Prometheus 提供了四种类型的指标：Counter, Gauge, Summary 和 Histogram。

Counter

Counter 是一个持续上涨的指标，只有在程序重启时才会重置：

from prometheus_client import Counter
c = Counter('my_failures', 'Description of counter')
c.inc()     # Increment by 1
c.inc(1.6)  # Increment by given value

在 Prometheus 收集指标时，会自动在指标名称后追加一个 _total 的后缀。
关于 Counter 而言，Prometheus 提供了多种不同的装饰器：

@c.count_exceptions()
def f():
  pass
with c.count_exceptions():
  pass
# Count only one type of exception
with c.count_exceptions(ValueError):
  pass

它们都会记录当发生 Exceptions 时对指标指标进行自增操作。

Gauge

Gauge 是一个能增能减的指标。

from prometheus_client import Gauge
g = Gauge('my_inprogress_requests', 'Description of gauge')
g.inc()      # Increment by 1
g.dec(10)    # Decrement by given value
g.set(4.2)   # Set to a given value

关于 Gauge 指标，有如下一些使用示例：

g.set_to_current_time()   # Set to current unixtime
# Increment when entered, decrement when exited.
# 用于记录当前运行中的任务
@g.track_inprogress()
def f():
  pass
with g.track_inprogress():
  pass

Gauge 同样可以从一个 callback 中获取对应的值：

d = Gauge('data_objects', 'Number of objects')
my_dict = {}
d.set_function(lambda: len(my_dict))

Summary

Summaries 可以用于记录一组任务的数量和大小（耗时）等：

from prometheus_client import Summary
s = Summary('request_latency_seconds', 'Description of summary')
s.observe(4.7)    # Observe 4.7 (seconds in this case)

对于耗时统计而言，可以使用如下一系列装饰器：

@s.time()
def f():
  pass
with s.time():
  pass

Ps: Python 客户端不会暴露和存储分位数信息。

Histogram

Histogram 用于记录 buckets 中事件的大小和数量，从而可以对分位数进行聚合计算：

from prometheus_client import Histogram
h = Histogram('request_latency_seconds', 'Description of histogram')
h.observe(4.7)    # Observe 4.7 (seconds in this case)

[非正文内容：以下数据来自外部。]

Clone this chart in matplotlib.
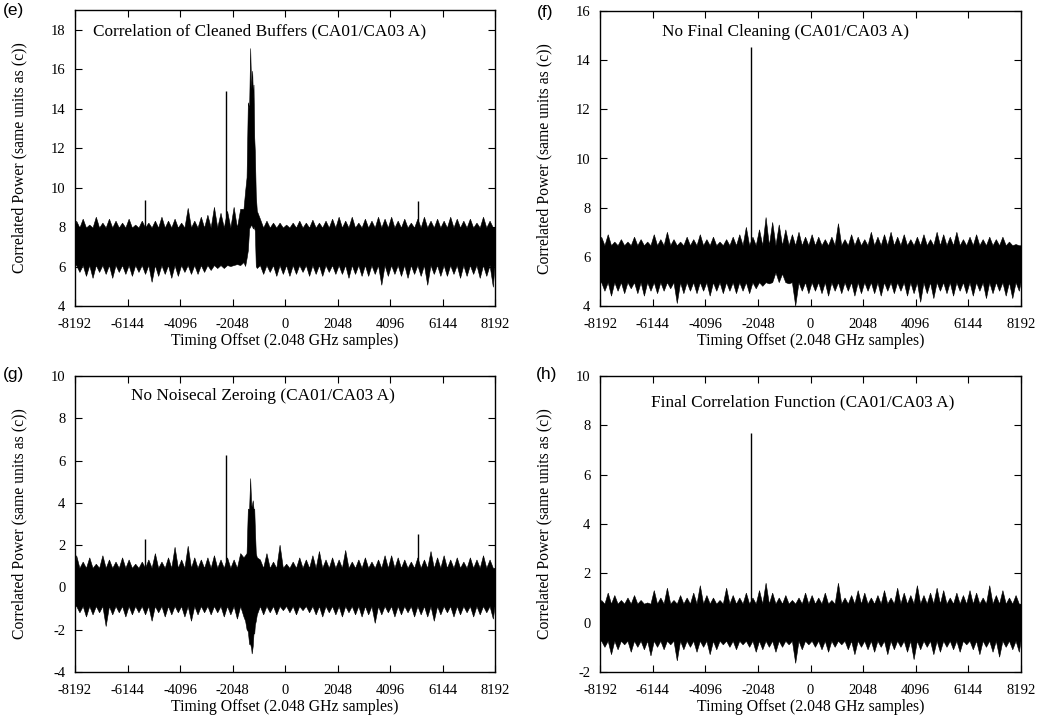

默认的 buctet 主要是用于统计 ms 到 s 级别的 web/rpc 请求。可以通过给 Histogram 对象传递一个 buckets 参数来进行显式指定。
其中，可用的一些装饰器包括：

@h.time()
def f():
  pass
with h.time():
  pass

Info

Info 包含一组 key/value 键值对，用于描述 target 的信息：

from prometheus_client import Info
i = Info('my_build_version', 'Description of info')
i.info({'version': '1.2.3', 'buildhost': 'foo@bar'})

Enum

Enum 用于描述当前状态处于若干个可选状态中的某一个：

from prometheus_client import Enum
e = Enum('my_task_state', 'Description of enum',
        states=['starting', 'running', 'stopped'])
e.state('running')

Labels

所有的 metrics 上都可以附加 label，从而可以实现对时间序列数据的分组。
一个 Counter 的使用示例如下：

from prometheus_client import Counter
c = Counter('my_requests_total', 'HTTP Failures', ['method', 'endpoint'])
c.labels('get', '/').inc()
c.labels('post', '/submit').inc()

Labels 同样可以通过 key=value 的格式进行传入：

from prometheus_client import Counter
c = Counter('my_requests_total', 'HTTP Failures', ['method', 'endpoint'])
c.labels(method='get', endpoint='/').inc()
c.labels(method='post', endpoint='/submit').inc()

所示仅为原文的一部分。